WRITTEN REQUEST: Emit the entire listing verbatim.

____

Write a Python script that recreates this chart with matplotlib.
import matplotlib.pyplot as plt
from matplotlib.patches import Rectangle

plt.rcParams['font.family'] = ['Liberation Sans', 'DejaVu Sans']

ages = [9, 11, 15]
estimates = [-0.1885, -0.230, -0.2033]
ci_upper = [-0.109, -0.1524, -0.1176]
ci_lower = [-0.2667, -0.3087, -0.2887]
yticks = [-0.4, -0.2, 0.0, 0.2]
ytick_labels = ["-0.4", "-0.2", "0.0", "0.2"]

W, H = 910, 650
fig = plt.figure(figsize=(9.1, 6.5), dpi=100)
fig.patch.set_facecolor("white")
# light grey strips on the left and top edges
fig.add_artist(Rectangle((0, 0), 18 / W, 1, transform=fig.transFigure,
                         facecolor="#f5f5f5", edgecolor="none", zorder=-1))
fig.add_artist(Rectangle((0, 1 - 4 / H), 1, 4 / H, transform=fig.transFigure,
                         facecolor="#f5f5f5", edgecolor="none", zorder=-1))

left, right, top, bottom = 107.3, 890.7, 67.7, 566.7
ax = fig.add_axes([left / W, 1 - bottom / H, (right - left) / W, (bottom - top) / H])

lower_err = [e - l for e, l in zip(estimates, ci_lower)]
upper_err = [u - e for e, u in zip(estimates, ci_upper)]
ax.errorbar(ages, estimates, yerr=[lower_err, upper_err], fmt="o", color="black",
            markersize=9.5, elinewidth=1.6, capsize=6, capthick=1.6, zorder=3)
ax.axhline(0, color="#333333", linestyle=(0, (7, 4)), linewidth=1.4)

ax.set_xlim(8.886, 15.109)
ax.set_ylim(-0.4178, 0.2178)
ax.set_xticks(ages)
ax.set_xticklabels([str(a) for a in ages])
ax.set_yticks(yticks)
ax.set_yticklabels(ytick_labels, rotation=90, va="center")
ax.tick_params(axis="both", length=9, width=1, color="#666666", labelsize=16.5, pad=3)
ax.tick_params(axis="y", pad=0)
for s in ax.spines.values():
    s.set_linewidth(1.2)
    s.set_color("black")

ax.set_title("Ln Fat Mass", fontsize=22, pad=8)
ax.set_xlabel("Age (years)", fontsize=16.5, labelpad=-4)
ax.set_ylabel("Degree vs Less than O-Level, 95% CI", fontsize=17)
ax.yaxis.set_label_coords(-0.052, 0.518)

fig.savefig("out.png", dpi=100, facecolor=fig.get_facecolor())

____

ANSWER TO THE TASK:
Write a Python script that recreates this chart with matplotlib.
import matplotlib.pyplot as plt
from matplotlib.patches import Rectangle

plt.rcParams['font.family'] = ['Liberation Sans', 'DejaVu Sans']

ages = [9, 11, 15]
estimates = [-0.1885, -0.230, -0.2033]
ci_upper = [-0.109, -0.1524, -0.1176]
ci_lower = [-0.2667, -0.3087, -0.2887]
yticks = [-0.4, -0.2, 0.0, 0.2]
ytick_labels = ["-0.4", "-0.2", "0.0", "0.2"]

W, H = 910, 650
fig = plt.figure(figsize=(9.1, 6.5), dpi=100)
fig.patch.set_facecolor("white")
# light grey strips on the left and top edges
fig.add_artist(Rectangle((0, 0), 18 / W, 1, transform=fig.transFigure,
                         facecolor="#f5f5f5", edgecolor="none", zorder=-1))
fig.add_artist(Rectangle((0, 1 - 4 / H), 1, 4 / H, transform=fig.transFigure,
                         facecolor="#f5f5f5", edgecolor="none", zorder=-1))

left, right, top, bottom = 107.3, 890.7, 67.7, 566.7
ax = fig.add_axes([left / W, 1 - bottom / H, (right - left) / W, (bottom - top) / H])

lower_err = [e - l for e, l in zip(estimates, ci_lower)]
upper_err = [u - e for e, u in zip(estimates, ci_upper)]
ax.errorbar(ages, estimates, yerr=[lower_err, upper_err], fmt="o", color="black",
            markersize=9.5, elinewidth=1.6, capsize=6, capthick=1.6, zorder=3)
ax.axhline(0, color="#333333", linestyle=(0, (7, 4)), linewidth=1.4)

ax.set_xlim(8.886, 15.109)
ax.set_ylim(-0.4178, 0.2178)
ax.set_xticks(ages)
ax.set_xticklabels([str(a) for a in ages])
ax.set_yticks(yticks)
ax.set_yticklabels(ytick_labels, rotation=90, va="center")
ax.tick_params(axis="both", length=9, width=1, color="#666666", labelsize=16.5, pad=3)
ax.tick_params(axis="y", pad=0)
for s in ax.spines.values():
    s.set_linewidth(1.2)
    s.set_color("black")

ax.set_title("Ln Fat Mass", fontsize=22, pad=8)
ax.set_xlabel("Age (years)", fontsize=16.5, labelpad=-4)
ax.set_ylabel("Degree vs Less than O-Level, 95% CI", fontsize=17)
ax.yaxis.set_label_coords(-0.052, 0.518)

fig.savefig("out.png", dpi=100, facecolor=fig.get_facecolor())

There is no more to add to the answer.